» **Job**:
Repeat exactly the lines running from the first line of the data to the line containing "Chart.register(...registerables);", both ends included, and nothing else; drop the pictures.

» **Stored data**:
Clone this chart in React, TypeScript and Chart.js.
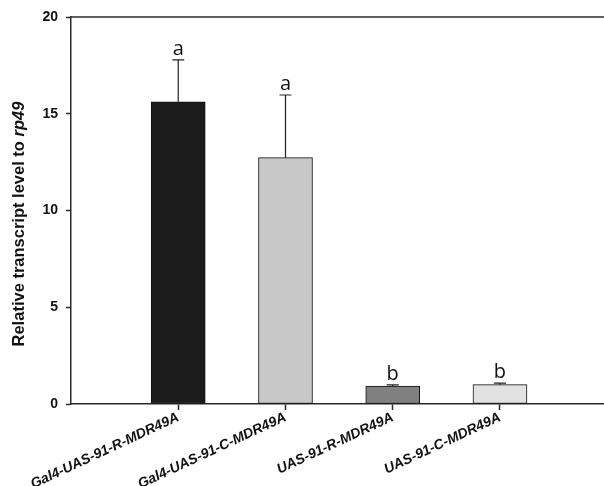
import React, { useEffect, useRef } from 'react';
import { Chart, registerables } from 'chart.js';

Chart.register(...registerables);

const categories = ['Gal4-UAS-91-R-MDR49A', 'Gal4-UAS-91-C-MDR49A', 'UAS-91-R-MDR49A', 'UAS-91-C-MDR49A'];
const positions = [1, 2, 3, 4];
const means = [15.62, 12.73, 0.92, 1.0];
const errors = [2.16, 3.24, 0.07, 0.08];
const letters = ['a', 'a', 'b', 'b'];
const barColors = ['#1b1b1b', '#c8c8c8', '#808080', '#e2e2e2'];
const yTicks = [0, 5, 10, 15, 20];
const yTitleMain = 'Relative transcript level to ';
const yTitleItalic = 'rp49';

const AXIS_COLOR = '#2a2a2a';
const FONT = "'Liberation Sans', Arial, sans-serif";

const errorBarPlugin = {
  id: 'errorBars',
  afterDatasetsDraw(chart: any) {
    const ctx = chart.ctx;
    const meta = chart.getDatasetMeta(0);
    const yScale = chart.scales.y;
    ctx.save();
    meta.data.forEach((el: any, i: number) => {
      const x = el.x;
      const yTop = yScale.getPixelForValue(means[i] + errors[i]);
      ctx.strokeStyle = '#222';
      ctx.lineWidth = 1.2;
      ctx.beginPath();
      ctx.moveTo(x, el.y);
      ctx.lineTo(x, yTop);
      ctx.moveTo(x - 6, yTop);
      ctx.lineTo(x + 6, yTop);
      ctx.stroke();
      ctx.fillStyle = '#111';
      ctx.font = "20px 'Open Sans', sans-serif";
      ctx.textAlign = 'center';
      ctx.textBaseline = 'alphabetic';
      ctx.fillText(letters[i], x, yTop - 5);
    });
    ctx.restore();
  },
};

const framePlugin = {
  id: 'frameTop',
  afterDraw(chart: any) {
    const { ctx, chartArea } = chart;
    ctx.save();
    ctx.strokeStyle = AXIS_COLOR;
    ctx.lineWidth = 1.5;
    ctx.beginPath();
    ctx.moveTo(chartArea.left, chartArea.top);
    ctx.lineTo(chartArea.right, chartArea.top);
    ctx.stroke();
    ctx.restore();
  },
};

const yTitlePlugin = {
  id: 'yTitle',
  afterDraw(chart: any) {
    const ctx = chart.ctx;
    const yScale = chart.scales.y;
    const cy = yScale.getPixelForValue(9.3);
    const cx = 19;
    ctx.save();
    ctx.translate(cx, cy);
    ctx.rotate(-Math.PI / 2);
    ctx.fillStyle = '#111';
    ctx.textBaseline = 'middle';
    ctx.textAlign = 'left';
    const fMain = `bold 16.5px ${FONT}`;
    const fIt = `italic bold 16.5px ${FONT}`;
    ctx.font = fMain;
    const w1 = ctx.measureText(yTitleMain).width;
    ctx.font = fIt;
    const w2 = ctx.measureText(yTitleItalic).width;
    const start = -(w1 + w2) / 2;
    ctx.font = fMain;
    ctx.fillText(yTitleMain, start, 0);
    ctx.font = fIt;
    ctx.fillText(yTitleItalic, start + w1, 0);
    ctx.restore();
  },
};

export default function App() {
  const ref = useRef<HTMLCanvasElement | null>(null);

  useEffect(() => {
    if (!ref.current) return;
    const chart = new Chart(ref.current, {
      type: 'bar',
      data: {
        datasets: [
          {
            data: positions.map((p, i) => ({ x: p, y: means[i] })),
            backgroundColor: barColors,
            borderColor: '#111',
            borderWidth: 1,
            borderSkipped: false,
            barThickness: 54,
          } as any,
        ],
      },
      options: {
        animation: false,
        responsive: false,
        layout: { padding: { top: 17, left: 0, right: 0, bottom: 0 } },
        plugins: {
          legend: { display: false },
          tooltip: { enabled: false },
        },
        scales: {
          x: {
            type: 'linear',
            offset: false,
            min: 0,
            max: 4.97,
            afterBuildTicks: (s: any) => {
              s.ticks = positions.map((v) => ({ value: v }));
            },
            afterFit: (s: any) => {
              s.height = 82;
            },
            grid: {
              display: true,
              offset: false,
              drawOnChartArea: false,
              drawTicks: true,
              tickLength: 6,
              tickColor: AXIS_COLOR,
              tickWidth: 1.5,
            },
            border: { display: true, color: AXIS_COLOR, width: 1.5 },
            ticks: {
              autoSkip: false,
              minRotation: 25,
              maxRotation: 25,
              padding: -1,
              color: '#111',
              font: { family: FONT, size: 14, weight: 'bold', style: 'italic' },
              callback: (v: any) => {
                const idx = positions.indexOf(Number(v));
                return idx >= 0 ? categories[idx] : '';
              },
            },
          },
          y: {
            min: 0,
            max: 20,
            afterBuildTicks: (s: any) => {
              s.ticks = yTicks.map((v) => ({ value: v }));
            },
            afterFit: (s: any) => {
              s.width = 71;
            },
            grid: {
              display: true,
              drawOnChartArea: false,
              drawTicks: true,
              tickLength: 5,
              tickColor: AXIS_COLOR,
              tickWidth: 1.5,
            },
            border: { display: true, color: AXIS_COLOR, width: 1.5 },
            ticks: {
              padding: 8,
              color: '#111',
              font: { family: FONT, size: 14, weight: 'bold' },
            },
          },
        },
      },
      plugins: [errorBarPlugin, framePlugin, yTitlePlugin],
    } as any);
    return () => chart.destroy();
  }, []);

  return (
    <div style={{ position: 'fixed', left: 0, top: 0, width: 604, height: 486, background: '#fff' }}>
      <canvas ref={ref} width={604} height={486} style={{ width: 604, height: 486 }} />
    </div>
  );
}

» **Answer to this problem**:
Clone this chart in React, TypeScript and Chart.js.
import React, { useEffect, useRef } from 'react';
import { Chart, registerables } from 'chart.js';

Chart.register(...registerables);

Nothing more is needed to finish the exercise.